§ **Data shown**
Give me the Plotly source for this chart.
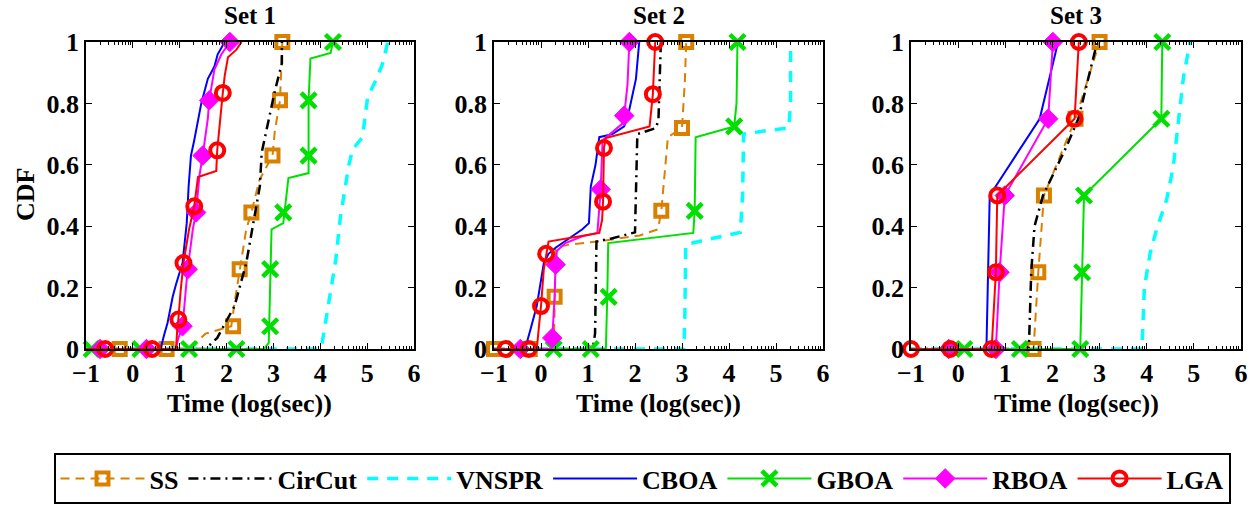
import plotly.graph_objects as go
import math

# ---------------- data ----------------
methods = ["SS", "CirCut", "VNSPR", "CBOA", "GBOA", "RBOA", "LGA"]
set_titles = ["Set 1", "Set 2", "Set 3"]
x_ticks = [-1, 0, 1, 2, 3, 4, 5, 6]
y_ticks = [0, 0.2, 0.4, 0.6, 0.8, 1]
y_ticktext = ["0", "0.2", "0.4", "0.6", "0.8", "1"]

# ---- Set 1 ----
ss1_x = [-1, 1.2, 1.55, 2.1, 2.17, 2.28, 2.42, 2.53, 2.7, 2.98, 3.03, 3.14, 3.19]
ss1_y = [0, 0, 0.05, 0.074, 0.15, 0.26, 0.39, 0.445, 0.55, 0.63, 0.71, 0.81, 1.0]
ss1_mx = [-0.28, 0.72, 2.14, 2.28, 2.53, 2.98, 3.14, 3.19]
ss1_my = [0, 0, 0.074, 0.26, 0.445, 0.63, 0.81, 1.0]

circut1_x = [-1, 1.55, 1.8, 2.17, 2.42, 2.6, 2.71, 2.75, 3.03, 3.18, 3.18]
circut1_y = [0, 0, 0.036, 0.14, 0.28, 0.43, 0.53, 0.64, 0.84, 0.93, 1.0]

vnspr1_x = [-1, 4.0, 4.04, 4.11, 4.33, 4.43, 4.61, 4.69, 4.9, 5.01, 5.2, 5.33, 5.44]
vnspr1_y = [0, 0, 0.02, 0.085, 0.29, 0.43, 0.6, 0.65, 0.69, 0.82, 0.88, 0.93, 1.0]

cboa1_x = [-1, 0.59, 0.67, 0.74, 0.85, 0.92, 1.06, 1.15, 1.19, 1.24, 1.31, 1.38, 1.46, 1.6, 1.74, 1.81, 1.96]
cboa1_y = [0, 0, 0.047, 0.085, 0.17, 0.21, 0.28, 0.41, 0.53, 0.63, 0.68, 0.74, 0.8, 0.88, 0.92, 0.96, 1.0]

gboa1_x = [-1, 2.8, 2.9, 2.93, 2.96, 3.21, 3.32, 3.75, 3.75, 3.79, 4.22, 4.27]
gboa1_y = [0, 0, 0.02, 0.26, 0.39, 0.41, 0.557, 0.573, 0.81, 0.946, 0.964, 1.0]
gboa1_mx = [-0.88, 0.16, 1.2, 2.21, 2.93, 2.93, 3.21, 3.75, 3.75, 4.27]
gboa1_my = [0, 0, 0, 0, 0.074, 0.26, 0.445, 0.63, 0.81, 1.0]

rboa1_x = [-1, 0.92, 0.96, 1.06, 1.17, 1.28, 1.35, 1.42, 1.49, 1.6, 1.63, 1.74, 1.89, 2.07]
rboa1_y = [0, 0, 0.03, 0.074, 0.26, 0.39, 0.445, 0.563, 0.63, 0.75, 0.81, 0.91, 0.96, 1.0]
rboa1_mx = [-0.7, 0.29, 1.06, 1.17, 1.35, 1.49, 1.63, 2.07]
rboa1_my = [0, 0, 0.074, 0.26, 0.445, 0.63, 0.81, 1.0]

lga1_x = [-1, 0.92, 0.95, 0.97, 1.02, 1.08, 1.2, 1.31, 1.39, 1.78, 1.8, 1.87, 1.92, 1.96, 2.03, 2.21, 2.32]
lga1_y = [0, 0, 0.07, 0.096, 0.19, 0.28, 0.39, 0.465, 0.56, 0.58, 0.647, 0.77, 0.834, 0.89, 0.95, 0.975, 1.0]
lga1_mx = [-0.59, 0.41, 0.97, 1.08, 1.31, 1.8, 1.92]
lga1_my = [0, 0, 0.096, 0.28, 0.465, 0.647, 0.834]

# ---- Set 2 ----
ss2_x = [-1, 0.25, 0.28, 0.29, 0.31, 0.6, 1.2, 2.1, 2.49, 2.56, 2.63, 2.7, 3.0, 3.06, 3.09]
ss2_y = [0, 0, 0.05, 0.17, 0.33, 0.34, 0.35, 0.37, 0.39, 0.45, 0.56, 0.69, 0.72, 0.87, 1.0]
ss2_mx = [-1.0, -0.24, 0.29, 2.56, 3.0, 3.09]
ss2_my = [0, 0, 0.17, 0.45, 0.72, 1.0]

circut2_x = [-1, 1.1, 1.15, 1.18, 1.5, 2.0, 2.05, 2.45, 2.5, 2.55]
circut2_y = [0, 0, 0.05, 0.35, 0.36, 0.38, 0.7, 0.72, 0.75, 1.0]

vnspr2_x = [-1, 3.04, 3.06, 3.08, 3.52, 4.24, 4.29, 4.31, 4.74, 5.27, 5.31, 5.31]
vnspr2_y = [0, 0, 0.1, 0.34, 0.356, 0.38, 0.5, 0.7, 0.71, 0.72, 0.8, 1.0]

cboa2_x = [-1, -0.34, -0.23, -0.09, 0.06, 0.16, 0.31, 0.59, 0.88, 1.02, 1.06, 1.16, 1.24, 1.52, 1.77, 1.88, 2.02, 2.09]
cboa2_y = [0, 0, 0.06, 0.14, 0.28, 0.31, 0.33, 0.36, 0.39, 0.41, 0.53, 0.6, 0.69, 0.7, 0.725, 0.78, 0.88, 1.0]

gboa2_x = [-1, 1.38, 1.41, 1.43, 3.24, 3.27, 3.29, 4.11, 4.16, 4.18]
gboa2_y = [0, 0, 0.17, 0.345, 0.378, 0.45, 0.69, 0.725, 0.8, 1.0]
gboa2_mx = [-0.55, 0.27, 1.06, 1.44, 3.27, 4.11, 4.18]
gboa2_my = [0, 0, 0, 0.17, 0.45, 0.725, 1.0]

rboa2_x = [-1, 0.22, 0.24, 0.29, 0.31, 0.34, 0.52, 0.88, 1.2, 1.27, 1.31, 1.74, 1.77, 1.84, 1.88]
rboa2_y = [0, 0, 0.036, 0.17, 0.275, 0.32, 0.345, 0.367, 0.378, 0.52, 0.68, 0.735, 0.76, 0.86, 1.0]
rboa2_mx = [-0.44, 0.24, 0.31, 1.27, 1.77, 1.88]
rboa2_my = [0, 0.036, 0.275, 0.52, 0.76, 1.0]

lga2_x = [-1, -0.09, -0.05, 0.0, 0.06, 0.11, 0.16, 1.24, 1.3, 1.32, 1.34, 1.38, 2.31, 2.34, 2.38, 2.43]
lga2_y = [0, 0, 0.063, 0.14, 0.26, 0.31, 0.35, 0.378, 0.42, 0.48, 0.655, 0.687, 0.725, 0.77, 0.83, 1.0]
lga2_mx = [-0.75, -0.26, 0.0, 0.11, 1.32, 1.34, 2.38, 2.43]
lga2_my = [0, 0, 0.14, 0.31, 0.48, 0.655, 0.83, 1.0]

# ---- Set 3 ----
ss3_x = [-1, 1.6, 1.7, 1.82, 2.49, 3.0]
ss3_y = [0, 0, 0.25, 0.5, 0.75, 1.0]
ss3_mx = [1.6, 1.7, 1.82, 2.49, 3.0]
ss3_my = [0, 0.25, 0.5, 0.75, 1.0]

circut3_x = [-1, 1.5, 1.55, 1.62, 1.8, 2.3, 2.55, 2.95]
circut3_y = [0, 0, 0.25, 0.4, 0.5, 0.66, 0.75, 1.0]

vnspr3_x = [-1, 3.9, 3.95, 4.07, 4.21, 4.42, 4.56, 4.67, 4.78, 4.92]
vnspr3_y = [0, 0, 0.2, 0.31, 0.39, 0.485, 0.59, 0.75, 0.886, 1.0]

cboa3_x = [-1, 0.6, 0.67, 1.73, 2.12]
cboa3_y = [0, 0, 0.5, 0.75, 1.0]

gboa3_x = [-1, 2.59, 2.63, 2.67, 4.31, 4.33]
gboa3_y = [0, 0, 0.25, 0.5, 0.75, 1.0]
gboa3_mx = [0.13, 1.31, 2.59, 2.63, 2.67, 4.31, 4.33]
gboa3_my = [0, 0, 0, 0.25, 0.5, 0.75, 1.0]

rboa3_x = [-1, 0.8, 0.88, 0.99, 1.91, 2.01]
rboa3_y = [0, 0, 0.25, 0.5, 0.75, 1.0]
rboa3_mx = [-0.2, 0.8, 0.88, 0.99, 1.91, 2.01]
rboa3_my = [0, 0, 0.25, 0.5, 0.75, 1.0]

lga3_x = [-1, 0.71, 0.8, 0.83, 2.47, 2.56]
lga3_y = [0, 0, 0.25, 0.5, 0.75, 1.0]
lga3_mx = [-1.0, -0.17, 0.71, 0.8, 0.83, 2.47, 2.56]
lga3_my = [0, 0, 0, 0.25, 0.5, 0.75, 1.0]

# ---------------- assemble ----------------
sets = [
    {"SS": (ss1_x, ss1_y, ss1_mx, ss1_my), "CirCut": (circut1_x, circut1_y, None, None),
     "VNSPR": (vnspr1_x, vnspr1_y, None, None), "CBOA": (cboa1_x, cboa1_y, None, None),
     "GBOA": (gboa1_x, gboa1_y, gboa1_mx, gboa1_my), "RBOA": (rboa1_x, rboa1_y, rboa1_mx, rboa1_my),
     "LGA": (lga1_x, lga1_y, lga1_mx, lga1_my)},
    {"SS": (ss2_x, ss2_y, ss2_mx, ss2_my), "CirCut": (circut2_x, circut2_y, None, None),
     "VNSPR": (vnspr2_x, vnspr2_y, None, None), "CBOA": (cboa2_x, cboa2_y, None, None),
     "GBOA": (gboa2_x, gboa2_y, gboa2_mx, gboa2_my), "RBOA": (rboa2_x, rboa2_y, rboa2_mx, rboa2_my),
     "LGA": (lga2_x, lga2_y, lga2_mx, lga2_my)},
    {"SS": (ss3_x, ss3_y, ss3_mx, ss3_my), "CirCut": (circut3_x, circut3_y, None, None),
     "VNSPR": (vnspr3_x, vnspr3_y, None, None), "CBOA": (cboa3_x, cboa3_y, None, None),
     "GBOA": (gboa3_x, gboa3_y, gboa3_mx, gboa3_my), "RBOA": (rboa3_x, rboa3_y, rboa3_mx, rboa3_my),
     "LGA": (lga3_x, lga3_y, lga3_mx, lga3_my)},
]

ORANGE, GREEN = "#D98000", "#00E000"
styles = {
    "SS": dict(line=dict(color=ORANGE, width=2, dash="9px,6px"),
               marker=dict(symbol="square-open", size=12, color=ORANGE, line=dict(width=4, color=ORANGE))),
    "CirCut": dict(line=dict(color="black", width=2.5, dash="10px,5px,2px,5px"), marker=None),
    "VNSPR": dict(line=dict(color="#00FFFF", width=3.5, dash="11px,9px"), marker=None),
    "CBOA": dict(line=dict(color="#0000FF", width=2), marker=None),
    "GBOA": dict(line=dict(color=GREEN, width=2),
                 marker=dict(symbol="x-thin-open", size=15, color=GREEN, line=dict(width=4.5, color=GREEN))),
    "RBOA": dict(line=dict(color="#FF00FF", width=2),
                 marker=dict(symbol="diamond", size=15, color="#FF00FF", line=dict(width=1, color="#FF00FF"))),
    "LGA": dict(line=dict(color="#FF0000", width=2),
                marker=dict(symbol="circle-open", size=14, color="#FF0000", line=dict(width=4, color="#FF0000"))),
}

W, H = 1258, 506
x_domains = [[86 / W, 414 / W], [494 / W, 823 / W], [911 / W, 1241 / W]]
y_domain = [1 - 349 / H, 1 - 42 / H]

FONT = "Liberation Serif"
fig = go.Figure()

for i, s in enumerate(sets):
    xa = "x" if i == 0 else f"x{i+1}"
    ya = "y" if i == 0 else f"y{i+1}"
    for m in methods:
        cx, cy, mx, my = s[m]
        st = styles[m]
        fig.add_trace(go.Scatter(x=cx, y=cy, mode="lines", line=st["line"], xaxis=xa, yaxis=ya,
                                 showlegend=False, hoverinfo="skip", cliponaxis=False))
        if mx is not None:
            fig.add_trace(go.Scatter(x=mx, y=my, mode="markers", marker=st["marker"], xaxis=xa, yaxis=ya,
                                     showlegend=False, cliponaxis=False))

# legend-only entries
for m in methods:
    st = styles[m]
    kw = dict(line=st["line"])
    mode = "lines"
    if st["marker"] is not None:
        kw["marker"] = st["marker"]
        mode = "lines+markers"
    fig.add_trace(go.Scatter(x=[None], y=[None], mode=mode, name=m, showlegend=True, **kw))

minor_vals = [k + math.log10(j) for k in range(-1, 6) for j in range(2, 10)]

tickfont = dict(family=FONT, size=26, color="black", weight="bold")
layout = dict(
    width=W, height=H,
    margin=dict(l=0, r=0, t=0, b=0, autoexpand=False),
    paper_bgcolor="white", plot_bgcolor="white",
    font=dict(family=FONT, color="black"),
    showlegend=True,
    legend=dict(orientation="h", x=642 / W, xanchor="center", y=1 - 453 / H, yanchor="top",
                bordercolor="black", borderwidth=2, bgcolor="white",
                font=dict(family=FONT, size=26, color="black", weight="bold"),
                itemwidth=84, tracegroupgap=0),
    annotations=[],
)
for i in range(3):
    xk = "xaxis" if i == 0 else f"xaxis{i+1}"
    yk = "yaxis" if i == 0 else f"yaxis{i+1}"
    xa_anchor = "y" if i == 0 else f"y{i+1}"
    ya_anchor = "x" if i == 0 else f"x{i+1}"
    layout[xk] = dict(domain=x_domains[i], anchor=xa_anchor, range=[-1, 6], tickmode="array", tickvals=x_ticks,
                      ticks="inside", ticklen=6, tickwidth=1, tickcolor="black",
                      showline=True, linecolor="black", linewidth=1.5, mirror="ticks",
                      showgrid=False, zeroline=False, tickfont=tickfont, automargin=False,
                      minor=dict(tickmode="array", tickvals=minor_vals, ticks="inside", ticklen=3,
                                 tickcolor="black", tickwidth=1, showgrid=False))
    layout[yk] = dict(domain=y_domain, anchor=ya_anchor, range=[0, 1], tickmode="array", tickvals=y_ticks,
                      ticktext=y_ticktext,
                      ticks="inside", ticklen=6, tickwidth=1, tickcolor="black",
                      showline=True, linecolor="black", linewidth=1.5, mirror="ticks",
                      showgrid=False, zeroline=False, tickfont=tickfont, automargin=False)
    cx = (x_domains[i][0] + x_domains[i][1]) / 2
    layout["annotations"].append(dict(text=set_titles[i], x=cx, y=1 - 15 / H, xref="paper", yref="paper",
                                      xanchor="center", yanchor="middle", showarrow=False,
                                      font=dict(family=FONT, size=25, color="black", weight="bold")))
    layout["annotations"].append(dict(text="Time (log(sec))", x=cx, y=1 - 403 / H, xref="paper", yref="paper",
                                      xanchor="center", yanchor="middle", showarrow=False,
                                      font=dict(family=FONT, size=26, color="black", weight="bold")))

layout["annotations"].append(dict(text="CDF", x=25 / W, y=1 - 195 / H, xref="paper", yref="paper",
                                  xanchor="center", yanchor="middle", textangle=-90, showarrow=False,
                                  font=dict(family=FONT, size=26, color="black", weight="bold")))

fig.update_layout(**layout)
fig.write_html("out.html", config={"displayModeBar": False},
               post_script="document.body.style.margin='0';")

§ **Given problem**
Write out nothing but the lines from the start of the data through the line with "0.92, 0.96, 1.0]". Leave out the pictures.

§ **Task response**
Give me the Plotly source for this chart.
import plotly.graph_objects as go
import math

# ---------------- data ----------------
methods = ["SS", "CirCut", "VNSPR", "CBOA", "GBOA", "RBOA", "LGA"]
set_titles = ["Set 1", "Set 2", "Set 3"]
x_ticks = [-1, 0, 1, 2, 3, 4, 5, 6]
y_ticks = [0, 0.2, 0.4, 0.6, 0.8, 1]
y_ticktext = ["0", "0.2", "0.4", "0.6", "0.8", "1"]

# ---- Set 1 ----
ss1_x = [-1, 1.2, 1.55, 2.1, 2.17, 2.28, 2.42, 2.53, 2.7, 2.98, 3.03, 3.14, 3.19]
ss1_y = [0, 0, 0.05, 0.074, 0.15, 0.26, 0.39, 0.445, 0.55, 0.63, 0.71, 0.81, 1.0]
ss1_mx = [-0.28, 0.72, 2.14, 2.28, 2.53, 2.98, 3.14, 3.19]
ss1_my = [0, 0, 0.074, 0.26, 0.445, 0.63, 0.81, 1.0]

circut1_x = [-1, 1.55, 1.8, 2.17, 2.42, 2.6, 2.71, 2.75, 3.03, 3.18, 3.18]
circut1_y = [0, 0, 0.036, 0.14, 0.28, 0.43, 0.53, 0.64, 0.84, 0.93, 1.0]

vnspr1_x = [-1, 4.0, 4.04, 4.11, 4.33, 4.43, 4.61, 4.69, 4.9, 5.01, 5.2, 5.33, 5.44]
vnspr1_y = [0, 0, 0.02, 0.085, 0.29, 0.43, 0.6, 0.65, 0.69, 0.82, 0.88, 0.93, 1.0]

cboa1_x = [-1, 0.59, 0.67, 0.74, 0.85, 0.92, 1.06, 1.15, 1.19, 1.24, 1.31, 1.38, 1.46, 1.6, 1.74, 1.81, 1.96]
cboa1_y = [0, 0, 0.047, 0.085, 0.17, 0.21, 0.28, 0.41, 0.53, 0.63, 0.68, 0.74, 0.8, 0.88, 0.92, 0.96, 1.0]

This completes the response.